Last week the US Department of Transportation proposed banning the sale of flights between the US and Belarus. Today, following no objections being filed, that ban takes effect. All U.S. air carrier certificates and exemptions, as well as all foreign air carrier permits and exemptions, now contain the following phrase:
Effective immediately, and until further order of the Department, the holder and its agents are prohibited from the sale of passenger air transportation, including air transportation on an interline basis, between the United States and Belarus, except that nothing in this condition shall preclude the operation of any transportation deemed to be in the national interest of the United States, including on humanitarian or national security grounds.
The ban affects all carriers and includes connecting itineraries on a single ticket.
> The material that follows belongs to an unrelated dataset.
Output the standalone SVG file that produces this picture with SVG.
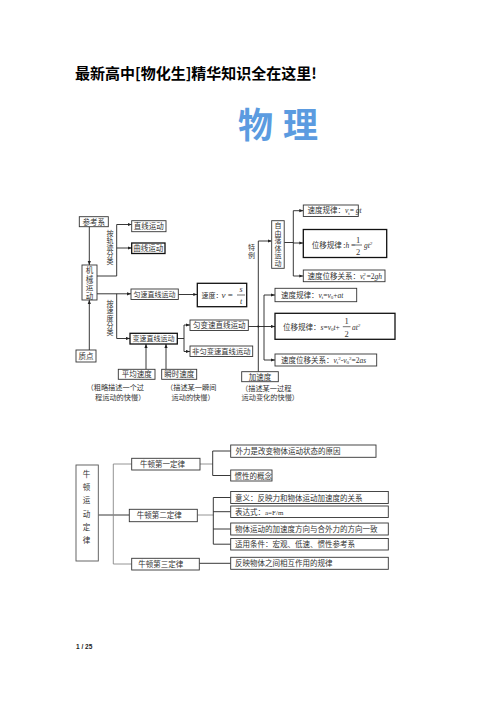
<svg xmlns="http://www.w3.org/2000/svg" width="496" height="702" viewBox="0 0 496 702">
<defs>
<marker id="ar" viewBox="0 0 4 4" refX="4" refY="2" markerWidth="4" markerHeight="4" orient="auto" markerUnits="userSpaceOnUse"><path d="M0,0.4 L4,2 L0,3.6z" fill="#222"/></marker>
</defs>
<style>
.b{fill:#fff;stroke:#333;stroke-width:0.9}
.bb{fill:#fff;stroke:#111;stroke-width:1.3}
.t{font-family:"Noto Sans CJK SC","Noto Sans",sans-serif;font-size:7.5px;fill:#333}
.cp{font-size:7.2px}
.tm{text-anchor:middle}
.v{writing-mode:vertical-rl}
.m{font-family:"Liberation Serif",serif;font-style:italic}
.n{font-family:"Liberation Serif",serif}
.c path{stroke:#222;stroke-width:0.9;fill:none}
.c path.g{stroke:#888}
</style>
<rect width="496" height="702" fill="#fff"/>
<text x="75" y="78.5" style="font-family:'Noto Sans CJK SC',sans-serif;font-size:15px;font-weight:bold;fill:#000">最新高中[物化生]精华知识全在这里!</text>
<text x="238" y="138" style="font-family:'Noto Sans CJK SC',sans-serif;font-size:35px;font-weight:bold;fill:#5b9be0;letter-spacing:10px">物理</text>

<g class="c">
<path d="M89.3,226.7V265" marker-end="url(#ar)"/>
<path d="M89.3,350V300" marker-end="url(#ar)"/>
<path d="M97,276H116.7V224.5H131.7" marker-end="url(#ar)"/>
<path d="M116.7,248H131.7" marker-end="url(#ar)"/>
<path d="M97,293.8H131" marker-end="url(#ar)"/>
<path d="M116.7,293.8V338.5H130" marker-end="url(#ar)"/>
<path d="M178.3,294.5H197.3" marker-end="url(#ar)"/>
<path d="M177.3,338.5H184"/>
<path d="M184,325V351.5"/>
<path d="M184,325H190" marker-end="url(#ar)"/>
<path d="M184,351.5H190" marker-end="url(#ar)"/>
<path d="M146,369.3V344" marker-end="url(#ar)"/>
<path d="M166,369.3V344" marker-end="url(#ar)"/>
<path d="M248.3,326.5H264"/>
<path d="M264,295V360"/>
<path d="M264,295H275" marker-end="url(#ar)"/>
<path d="M264,326.5H275" marker-end="url(#ar)"/>
<path d="M264,360H275" marker-end="url(#ar)"/>
<path d="M258.3,371.7V241H271.7" marker-end="url(#ar)"/>
<path d="M284.2,242.5H293.3"/>
<path d="M293.3,210.7V276"/>
<path d="M293.3,210.7H303.3" marker-end="url(#ar)"/>
<path d="M293.3,243H303.3" marker-end="url(#ar)"/>
<path d="M293.3,276H303.3" marker-end="url(#ar)"/>
<path d="M98.3,515H129.3"/>
<path class="g" d="M113.3,464V564"/>
<path class="g" d="M113.3,464H131.7"/>
<path class="g" d="M113.3,564H131.7"/>
<path class="g" d="M200,464H212.7"/>
<path d="M212.7,451V475.5"/>
<path d="M212.7,451H230.7"/>
<path d="M212.7,475.5H230.7"/>
<path class="g" d="M197.3,515H213.3"/>
<path d="M213.3,497.5V544.2"/>
<path d="M213.3,497.5H230.7"/>
<path d="M213.3,511.7H230.7"/>
<path d="M213.3,529H230.7"/>
<path d="M213.3,544.2H230.7"/>
<path d="M199.3,563.3H230.7"/>
</g>
<circle cx="258.3" cy="326.5" r="1.1" fill="#222"/>

<g id="cankaoxi"><rect class="b" x="79.3" y="216.7" width="29" height="10"/><text class="t tm" x="93.8" y="224.5">参考系</text></g>
<g id="jixie"><rect class="b" x="82" y="265" width="15" height="35"/><text class="t v" x="89.5" y="266.5" style="letter-spacing:1px">机械运动</text></g>
<g id="zhidian"><rect class="b" x="76" y="350" width="20" height="12"/><text class="t tm" x="86" y="358.8">质点</text></g>
<g id="lab1"><text class="t v" x="110" y="230" style="font-size:7px">按轨迹分类</text></g>
<g id="lab2"><text class="t v" x="110" y="300" style="font-size:7px;letter-spacing:0.3px">按速度分类</text></g>
<g id="zhixian"><rect class="b" x="131.7" y="220.7" width="34.3" height="11"/><text class="t tm" x="148.8" y="229">直线运动</text></g>
<g id="quxian"><rect class="bb" x="131.7" y="243" width="33.3" height="10.5"/><text class="t tm" x="148.3" y="251">曲线运动</text></g>
<g id="yunsu"><rect class="b" x="131" y="289" width="47.3" height="10.5"/><text class="t tm" x="154.6" y="297" style="font-size:7px">匀速直线运动</text></g>
<g id="biansu"><rect class="bb" x="130" y="333.3" width="47.3" height="10.7"/><text class="t tm" x="153.6" y="341.4" style="font-size:7px">变速直线运动</text></g>
<g id="sudu"><rect class="bb" x="197.3" y="283.3" width="49.4" height="23.4"/><text class="t" x="201.5" y="297.8" style="font-size:7px">速度：<tspan class="m" style="font-size:9px" dx="-1">v</tspan><tspan class="n" style="font-size:9px"> = </tspan></text><path d="M237,295H245" stroke="#333" stroke-width="0.7"/><text class="t m tm" x="241" y="292" style="font-size:8px">s</text><text class="t m tm" x="241" y="303.5" style="font-size:8px">t</text></g>
<g id="pingjun"><rect class="b" x="118.3" y="369.3" width="36.7" height="10"/><text class="t tm" x="136.7" y="377">平均速度</text></g>
<g id="shunshi"><rect class="b" x="161.7" y="369.3" width="35" height="10"/><text class="t tm" x="179.2" y="377">瞬时速度</text></g>
<g id="cap1"><text class="t cp"><tspan x="86.5" y="390">（粗略描述一个过</tspan><tspan x="95" y="399.5">程运动的快慢）</tspan></text></g>
<g id="cap2"><text class="t cp"><tspan x="166" y="390">（描述某一瞬间</tspan><tspan x="171.5" y="399.5">运动的快慢）</tspan></text></g>
<g id="yunbian"><rect class="b" x="190" y="320" width="58.3" height="10.5"/><text class="t tm" x="219.2" y="328">匀变速直线运动</text></g>
<g id="feiyunbian"><rect class="b" x="190" y="346" width="62.7" height="10.5"/><text class="t tm" x="221.3" y="354" style="font-size:7.3px">非匀变速直线运动</text></g>
<g id="jiasudu"><rect class="b" x="241.7" y="371.7" width="36.6" height="10"/><text class="t tm" x="260" y="379.5">加速度</text></g>
<g id="cap3"><text class="t cp"><tspan x="241" y="390.5">（描述某一过程</tspan><tspan x="241.5" y="400">运动变化的快慢）</tspan></text></g>
<g id="teli"><text class="t v" x="251.5" y="243.5" style="font-size:7px;letter-spacing:1px">特例</text></g>
<g id="ziyou"><rect class="b" x="271.7" y="220.7" width="12.5" height="47.6"/><text class="t v" x="278" y="221.8" style="font-size:7px;letter-spacing:0.6px">自由落体运动</text></g>
<g id="ff1"><rect class="b" x="303.3" y="205" width="55" height="11.5"/><text class="t" x="307.5" y="213.3">速度规律：<tspan class="m">v</tspan><tspan class="n" style="font-size:5px" dy="1.5">t</tspan><tspan class="n" dy="-1.5">= </tspan><tspan class="m">gt</tspan></text></g>
<g id="ff2"><rect class="bb" x="303.3" y="229.5" width="83.4" height="28"/><text class="t" x="311.7" y="248">位移规律 :<tspan class="m">h</tspan><tspan class="n"> = </tspan></text><path d="M354.5,245H362" stroke="#333" stroke-width="0.7"/><text class="t n tm" x="358.2" y="242.5" style="font-size:8.5px">1</text><text class="t n tm" x="358.2" y="255" style="font-size:8.5px">2</text><text class="t m" x="364" y="248">gt<tspan class="n" style="font-size:5px" dy="-3">2</tspan></text></g>
<g id="ff3"><rect class="b" x="303.3" y="270" width="81.7" height="11.7"/><text class="t" x="307.5" y="278.6">速度位移关系：<tspan class="m">v</tspan><tspan class="n" style="font-size:5px" dy="-2.5">2</tspan><tspan class="n" style="font-size:5px" dx="-2.5" dy="4">t</tspan><tspan class="n" dy="-1.5"> =2</tspan><tspan class="m">gh</tspan></text></g>
<g id="ua1"><rect class="b" x="275" y="288.3" width="81.7" height="13.4"/><text class="t" x="281" y="297.8">速度规律：<tspan class="m">v</tspan><tspan class="n" style="font-size:5px" dy="1.5">t</tspan><tspan class="n" dy="-1.5">=</tspan><tspan class="m">v</tspan><tspan class="n" style="font-size:5px" dy="1.5">0</tspan><tspan class="n" dy="-1.5">+</tspan><tspan class="m">at</tspan></text></g>
<g id="ua2"><rect class="bb" x="275" y="313.3" width="120" height="26"/><text class="t" x="283" y="329.5">位移规律：<tspan class="m">s</tspan><tspan class="n">=</tspan><tspan class="m">v</tspan><tspan class="n" style="font-size:5px" dy="1.5">0</tspan><tspan class="m" dy="-1.5">t</tspan><tspan class="n">+</tspan></text><path d="M342.8,326.7H350.5" stroke="#333" stroke-width="0.7"/><text class="t n tm" x="346.6" y="323.5" style="font-size:8.5px">1</text><text class="t n tm" x="346.6" y="337" style="font-size:8.5px">2</text><text class="t m" x="352" y="329.5">at<tspan class="n" style="font-size:5px" dy="-3">2</tspan></text></g>
<g id="ua3"><rect class="b" x="275" y="354" width="101.7" height="12"/><text class="t" x="281" y="362.8">速度位移关系：<tspan class="m">v</tspan><tspan class="n" style="font-size:5px" dy="1.5">t</tspan><tspan class="n" style="font-size:5px" dy="-4">2</tspan><tspan class="n" dy="2.5">-</tspan><tspan class="m">v</tspan><tspan class="n" style="font-size:5px" dy="1.5">0</tspan><tspan class="n" style="font-size:5px" dy="-4">2</tspan><tspan class="n" dy="2.5">=2</tspan><tspan class="m">as</tspan></text></g>

<g id="niudun"><rect fill="#fff" stroke="#555" stroke-width="0.9" x="76" y="465" width="22.3" height="96"/><text class="t tm"><tspan x="86.5" y="476.7">牛</tspan><tspan x="86.5" y="490">顿</tspan><tspan x="86.5" y="503.4">运</tspan><tspan x="86.5" y="516.7">动</tspan><tspan x="86.5" y="530">定</tspan><tspan x="86.5" y="543.4">律</tspan></text></g>
<g id="law1"><rect class="b" x="131.7" y="458.3" width="68.3" height="11.7"/><text class="t" x="140" y="467">牛顿第一定律</text></g>
<g id="law2"><rect class="b" x="129.3" y="509.3" width="68" height="12.4"/><text class="t" x="136.7" y="518.4">牛顿第二定律</text></g>
<g id="law3"><rect class="b" x="131.7" y="558.3" width="67.6" height="11.7"/><text class="t" x="138.3" y="567">牛顿第三定律</text></g>
<g id="w1"><rect class="b" x="230.7" y="445" width="145.3" height="12.3"/><text class="t" x="235.5" y="454">外力是改变物体运动状态的原因</text></g>
<g id="w2"><rect class="b" x="230.7" y="470" width="41.3" height="11"/><text class="t" x="234.5" y="478.5">惯性的概念</text></g>
<g id="w3"><rect class="b" x="230.7" y="491.5" width="157.6" height="12"/><text class="t" x="235" y="500.5">意义：反映力和物体运动加速度的关系</text></g>
<g id="w4"><rect class="b" x="230.7" y="506" width="157.6" height="11.5"/><text class="t" x="235" y="514.7">表达式：<tspan class="n" style="font-size:7px">a=F/m</tspan></text></g>
<g id="w5"><rect class="b" x="230.7" y="523" width="157.6" height="12"/><text class="t" x="235" y="532">物体运动的加速度方向与合外力的方向一致</text></g>
<g id="w6"><rect class="b" x="230.7" y="538.5" width="157.6" height="11.5"/><text class="t" x="235" y="547.2">适用条件：宏观、低速、惯性参考系</text></g>
<g id="w7"><rect class="b" x="230.7" y="557.3" width="157.6" height="12"/><text class="t" x="235" y="566.3">反映物体之间相互作用的规律</text></g>

<text x="76" y="648.5" style="font-family:'Liberation Sans',sans-serif;font-size:6.5px;font-weight:bold;fill:#222">1 / 25</text>
</svg>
Flight options are limited anyways owing to European limits, but today’s move should further restrict access.
While no parties filed an objection to the proposed rule the Air Line Pilots Association, International (ALPA) filed a brief expressing its strong support of the proposed action.
The aggressive and unwarranted interception of a passenger aircraft over Belarus is a flagrant violation of Belarus’s obligations as an ICAO member, and flaunts accepted norms of international behavior. Moreover, providing false information to the flight crew and unleashing a military fighter jet to force a civilian airliner down in Belarus territory is a threat to flight safety and human lives.
The action requested by the State Department and proposed implementation by DOT is an important “next step” in responding to the transgression of civil air rights initiated by Belarus. ALPA urges that the DOT continue to work in concert with the State Department to ensure that all measures of sanctions at State’s disposal are deployed to compel a final and apologetic resolution by Belarus. A message should be sent that aggressive action against civil aircraft will be met with a swift and appropriate response to deter similar conduct by any other would-be state actors.
Aviation as political tool
The US action comes at the request of the State Department, a politically motivated move to apply pressure to Belarus. The US move follows four weeks after European regulators prohibited operation of aircraft in the country where the operating certificate was issued by EASA.
International airline lobbying group IATA opposed EASA’s moves at the time, with Director General Willie Walsh stating, “Two wrongs don’t make a right. Politics should never interfere with the safe operation of aircraft and politicians should never use aviation safety as cover to pursue political or diplomatic agendas.”
This is far from a new concept in global diplomacy, however. The US previously used similar justification to effect limits on operations from Cuba and Venezuela.